• **WHAT YOU ARE ASKED TO DO**
Skip all pictures, then copy the lines from the start of the data through the line with "from matplotlib.ticker import", keeping both ends.

• **COLLECTED DATA**

▼

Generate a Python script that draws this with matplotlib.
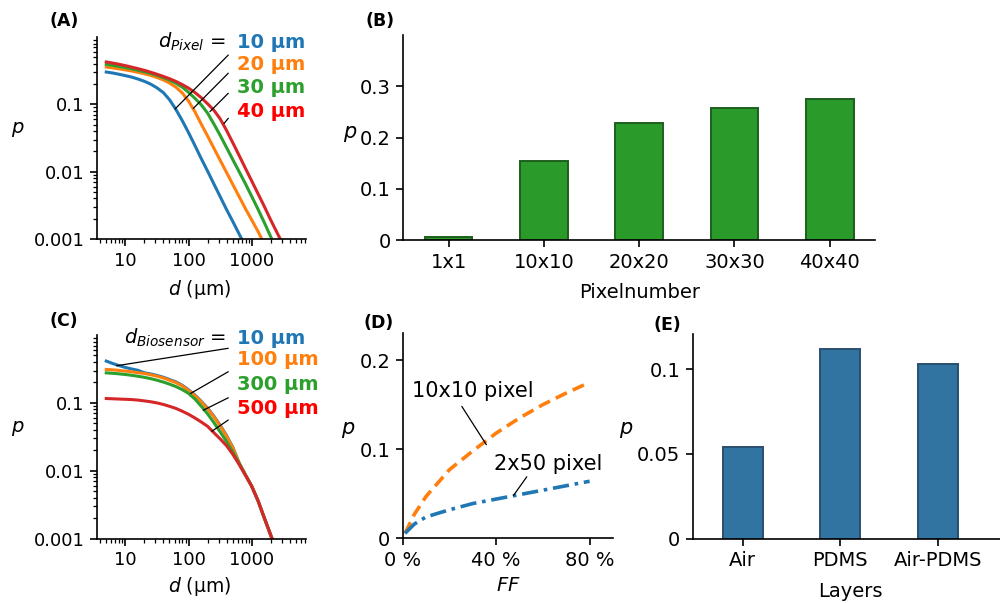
import numpy as np
import matplotlib
matplotlib.use("Agg")
import matplotlib.pyplot as plt
from matplotlib.ticker import LogLocator, FixedLocator, NullFormatter, FixedFormatter

plt.rcParams['font.family'] = ['DejaVu Sans']
plt.rcParams['mathtext.fontset'] = 'dejavusans'

# ---------------- data ----------------
# Panel A: p vs d for several pixel sizes
dA_10 = [5, 6.3, 7.9, 10, 12.6, 15.8, 20, 25.1, 31.6, 39.8, 50.1, 63.1, 79.4, 100, 126, 158,
         200, 251, 316, 398, 501, 692]
pA_10 = [0.302, 0.292, 0.280, 0.267, 0.254, 0.238, 0.220, 0.200, 0.176, 0.150, 0.117, 0.084,
         0.0575, 0.038, 0.0245, 0.0158, 0.0102, 0.0066, 0.00427, 0.00275, 0.00182, 0.001]
dA_20 = [5, 6.3, 7.9, 10, 12.6, 15.8, 20, 25.1, 31.6, 39.8, 50.1, 63.1, 79.4, 100, 126, 158,
         200, 251, 316, 398, 501, 631, 794, 1000, 1259, 1439]
pA_20 = [0.358, 0.348, 0.337, 0.325, 0.313, 0.299, 0.285, 0.269, 0.251, 0.231, 0.207, 0.180,
         0.148, 0.112, 0.0776, 0.0513, 0.0339, 0.0224, 0.0148, 0.00977, 0.00646, 0.00427,
         0.00282, 0.00191, 0.00129, 0.001]
dA_30 = [5, 6.3, 7.9, 10, 12.6, 15.8, 20, 25.1, 31.6, 39.8, 50.1, 63.1, 79.4, 100, 126, 158,
         200, 251, 316, 398, 501, 631, 794, 1000, 1259, 1585, 2070]
pA_30 = [0.393, 0.380, 0.366, 0.352, 0.337, 0.321, 0.305, 0.288, 0.270, 0.250, 0.229, 0.206,
         0.180, 0.151, 0.123, 0.0989, 0.0741, 0.0513, 0.0347, 0.0229, 0.0151, 0.0100,
         0.00661, 0.00427, 0.00275, 0.00174, 0.001]
dA_40 = [5, 6.3, 7.9, 10, 12.6, 15.8, 20, 25.1, 31.6, 39.8, 50.1, 63.1, 79.4, 100, 126, 158,
         200, 251, 316, 398, 501, 631, 794, 1000, 1259, 1585, 1995, 2818]
pA_40 = [0.426, 0.410, 0.394, 0.376, 0.357, 0.339, 0.320, 0.300, 0.280, 0.260, 0.240, 0.219,
         0.197, 0.174, 0.150, 0.126, 0.102, 0.0820, 0.0610, 0.0412, 0.0269, 0.0174, 0.0112,
         0.00724, 0.00468, 0.00302, 0.00191, 0.001]
labels_A = ['10 µm', '20 µm', '30 µm', '40 µm']

# Panel B: bars vs pixel number
cats_B = ['1x1', '10x10', '20x20', '30x30', '40x40']
vals_B = [0.006, 0.154, 0.2285, 0.257, 0.2745]

# Panel C: p vs d for several biosensor diameters
dC = [5, 6.3, 7.9, 10, 12.6, 15.8, 20, 25.1, 31.6, 39.8, 50.1, 63.1, 79.4, 100, 126, 158,
      200, 251, 316, 398, 501, 631, 794, 1000, 1259, 1585, 2090]
pC_10 = [0.413, 0.381, 0.355, 0.333, 0.316, 0.302, 0.278, 0.267, 0.254, 0.239, 0.221, 0.204,
         0.182, 0.156, 0.131, 0.106, 0.084, 0.064, 0.047, 0.0332, 0.0222, 0.0131,
         0.0087, 0.00590, 0.00360, 0.0020, 0.001]
pC_100 = [0.311, 0.307, 0.301, 0.294, 0.287, 0.279, 0.271, 0.260, 0.248, 0.233, 0.216, 0.199,
          0.178, 0.152, 0.128, 0.104, 0.082, 0.0625, 0.046, 0.0325, 0.0218, 0.0130,
          0.0087, 0.00590, 0.00360, 0.0020, 0.001]
pC_300 = [0.277, 0.273, 0.268, 0.262, 0.255, 0.247, 0.238, 0.228, 0.216, 0.203, 0.189, 0.174,
          0.157, 0.138, 0.114, 0.090, 0.069, 0.0515, 0.0375, 0.0270, 0.0190, 0.0128,
          0.0087, 0.00590, 0.00360, 0.0020, 0.001]
pC_500 = [0.116, 0.115, 0.114, 0.113, 0.112, 0.110, 0.107, 0.104, 0.100, 0.095, 0.089, 0.083,
          0.0755, 0.068, 0.060, 0.0525, 0.0452, 0.0365, 0.0295, 0.0235, 0.0175, 0.0124,
          0.0086, 0.00590, 0.00360, 0.0020, 0.001]
labels_C = ['10 µm', '100 µm', '300 µm', '500 µm']

# Panel D: p vs fill factor
FF = [0.01, 0.05, 0.1, 0.2, 0.3, 0.4, 0.5, 0.6, 0.7, 0.8]
pD_10x10 = [0.0056, 0.027, 0.047, 0.077, 0.098, 0.118, 0.135, 0.150, 0.163, 0.175]
pD_2x50 = [0.0056, 0.016, 0.024, 0.032, 0.039, 0.044, 0.049, 0.054, 0.059, 0.064]

# Panel E: bars vs layers
cats_E = ['Air', 'PDMS', 'Air-PDMS']
vals_E = [0.0541, 0.1116, 0.1033]

# ---------------- figure ----------------
fig = plt.figure(figsize=(10, 6.03), dpi=100)
W, H = 1000, 603


def px_axes(l, t, r, b):
    return fig.add_axes([l / W, 1 - b / H, (r - l) / W, (b - t) / H])


blue, orange, green, red = '#1f77b4', '#ff7f0e', '#2ca02c', '#d62728'
lw_sp = 1.2


def style(ax, size):
    for s in ['top', 'right']:
        ax.spines[s].set_visible(False)
    for s in ['left', 'bottom']:
        ax.spines[s].set_linewidth(lw_sp)
    ax.tick_params(which='major', direction='out', length=5, width=1.2, labelsize=size, pad=4)
    ax.tick_params(which='minor', direction='out', length=2.8, width=0.9)


# ---- Panel A ----
axA = px_axes(97, 37, 306, 239)
for d, p, c in zip([dA_10, dA_20, dA_30, dA_40], [pA_10, pA_20, pA_30, pA_40], [blue, orange, green, red]):
    axA.plot(d, p, color=c, lw=2.2)

# ---- Panel C ----
axC = px_axes(97, 335, 306, 538.7)
for p, c in zip([pC_10, pC_100, pC_300, pC_500], [blue, orange, green, red]):
    axC.plot(dC, p, color=c, lw=2.2)

for ax in (axA, axC):
    ax.set_xscale('log')
    ax.set_yscale('log')
    ax.set_xlim(3.57, 7200)
    ax.set_ylim(0.001, 1.0)
    style(ax, 13)
    ax.xaxis.set_major_locator(FixedLocator([10, 100, 1000]))
    ax.xaxis.set_major_formatter(FixedFormatter(['10', '100', '1000']))
    ax.xaxis.set_minor_locator(LogLocator(base=10, subs=np.arange(2, 10), numticks=20))
    ax.xaxis.set_minor_formatter(NullFormatter())
    ax.yaxis.set_major_locator(FixedLocator([0.001, 0.01, 0.1]))
    ax.yaxis.set_major_formatter(FixedFormatter(['0.001', '0.01', '0.1']))
    ax.yaxis.set_minor_locator(LogLocator(base=10, subs=np.arange(2, 10), numticks=20))
    ax.yaxis.set_minor_formatter(NullFormatter())
    ax.set_xlabel(r'$d$ (µm)', fontsize=13.5, va='center')
    ax.set_ylabel(r'$p$', fontsize=14, rotation=0, va='center', ha='center')
    ax.yaxis.set_label_coords(-0.378, 0.54)
axA.xaxis.set_label_coords(0.49, -0.25)
axC.xaxis.set_label_coords(0.49, -0.237)

# annotations A
axA.text(0.617, 0.946, r'$d_{Pixel}$ =', transform=axA.transAxes, ha='right', va='baseline', fontsize=14)
ys_A = [0.944, 0.836, 0.721, 0.602]
txtcols_A = [blue, orange, green, 'red']
for y, lab, c in zip(ys_A, labels_A, txtcols_A):
    axA.text(0.67, y, lab, transform=axA.transAxes, ha='left', va='baseline', fontsize=14,
             fontweight='bold', color=c, clip_on=False)
linesA = [((425, 0.54), (61, 0.085)), ((425, 0.29), (119, 0.087)),
          ((425, 0.146), (218, 0.078)), ((425, 0.062), (364, 0.052))]
for s, e in linesA:
    axA.annotate('', xy=e, xytext=s, arrowprops=dict(arrowstyle='-', color='k', lw=0.9, shrinkA=0, shrinkB=0))

# annotations C
axC.text(0.617, 0.956, r'$d_{Biosensor}$ =', transform=axC.transAxes, ha='right', va='baseline', fontsize=14)
ys_C = [0.956, 0.851, 0.730, 0.611]
for y, lab, c in zip(ys_C, labels_C, txtcols_A):
    axC.text(0.668, y, lab, transform=axC.transAxes, ha='left', va='baseline', fontsize=14,
             fontweight='bold', color=c, clip_on=False)
linesC = [((425, 0.637), (7.3, 0.353)), ((425, 0.288), (108, 0.138)),
          ((425, 0.119), (171, 0.0780)), ((425, 0.056), (232, 0.0380))]
for s, e in linesC:
    axC.annotate('', xy=e, xytext=s, arrowprops=dict(arrowstyle='-', color='k', lw=0.9, shrinkA=0, shrinkB=0))

# ---- Panel B ----
axB = px_axes(403.3, 35, 875, 240)
xB = np.arange(len(cats_B))
axB.bar(xB, vals_B, width=0.5, color='#2a9a2a', edgecolor='#1d5f1d', linewidth=1.4)
axB.set_xticks(xB)
axB.set_xticklabels(cats_B)
axB.set_ylim(0, 0.4)
axB.set_yticks([0, 0.1, 0.2, 0.3])
axB.set_yticklabels(['0', '0.1', '0.2', '0.3'])
style(axB, 14)
axB.set_xlabel('Pixelnumber', fontsize=14, va='center')
axB.xaxis.set_label_coords(0.5, -0.255)
axB.set_ylabel(r'$p$', fontsize=15, rotation=0, va='center', ha='center')
axB.yaxis.set_label_coords(-0.113, 0.517)

# ---- Panel D ----
axD = px_axes(402.7, 333.3, 613, 538.3)
axD.plot(FF, pD_10x10, color=orange, lw=2.6, ls=(0, (3.4, 1.8)))
axD.plot(FF, pD_2x50, color=blue, lw=2.6, ls=(0, (4.5, 1.6, 1.0, 1.6)))
axD.set_xlim(0, 0.9)
axD.set_ylim(0, 0.23)
axD.set_xticks([0, 0.4, 0.8])
axD.set_xticklabels(['0 %', '40 %', '80 %'])
axD.set_yticks([0, 0.1, 0.2])
axD.set_yticklabels(['0', '0.1', '0.2'])
style(axD, 14)
axD.set_xlabel(r'$FF$', fontsize=14, va='center')
axD.xaxis.set_label_coords(0.5, -0.228)
axD.set_ylabel(r'$p$', fontsize=15, rotation=0, va='center', ha='center')
axD.yaxis.set_label_coords(-0.26, 0.528)
axD.text(0.301, 0.1657, '10x10 pixel', ha='center', va='center', fontsize=15)
axD.text(0.623, 0.0828, '2x50 pixel', ha='center', va='center', fontsize=15)
axD.annotate('', xy=(0.358, 0.105), xytext=(0.253, 0.148),
             arrowprops=dict(arrowstyle='-', color='k', lw=0.9, shrinkA=0, shrinkB=0))
axD.annotate('', xy=(0.474, 0.048), xytext=(0.531, 0.069),
             arrowprops=dict(arrowstyle='-', color='k', lw=0.9, shrinkA=0, shrinkB=0))

# ---- Panel E ----
axE = px_axes(692.7, 334, 1000, 538.7)
xE = np.arange(len(cats_E))
axE.bar(xE, vals_E, width=0.41, color='#3274a1', edgecolor='#2a4f6e', linewidth=1.4)
axE.set_xlim(-0.51, 2.635)
axE.set_ylim(0, 0.1207)
axE.set_xticks(xE)
axE.set_xticklabels(cats_E)
axE.set_yticks([0, 0.05, 0.1])
axE.set_yticklabels(['0', '0.05', '0.1'])
style(axE, 14)
axE.set_xlabel('Layers', fontsize=14, va='center')
axE.xaxis.set_label_coords(0.512, -0.26)
axE.set_ylabel(r'$p$', fontsize=15, rotation=0, va='center', ha='center')
axE.yaxis.set_label_coords(-0.217, 0.531)

# panel letters
for lab, x, y in [('(A)', 64, 21), ('(B)', 380, 21), ('(C)', 64, 321), ('(D)', 379, 323), ('(E)', 667, 325)]:
    fig.text(x / W, 1 - y / H, lab, ha='center', va='center', fontsize=12.5, fontweight='bold')

fig.savefig('out.png', dpi=100)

▲

• **ANSWER TO THIS PROBLEM**
Generate a Python script that draws this with matplotlib.
import numpy as np
import matplotlib
matplotlib.use("Agg")
import matplotlib.pyplot as plt
from matplotlib.ticker import LogLocator, FixedLocator, NullFormatter, FixedFormatter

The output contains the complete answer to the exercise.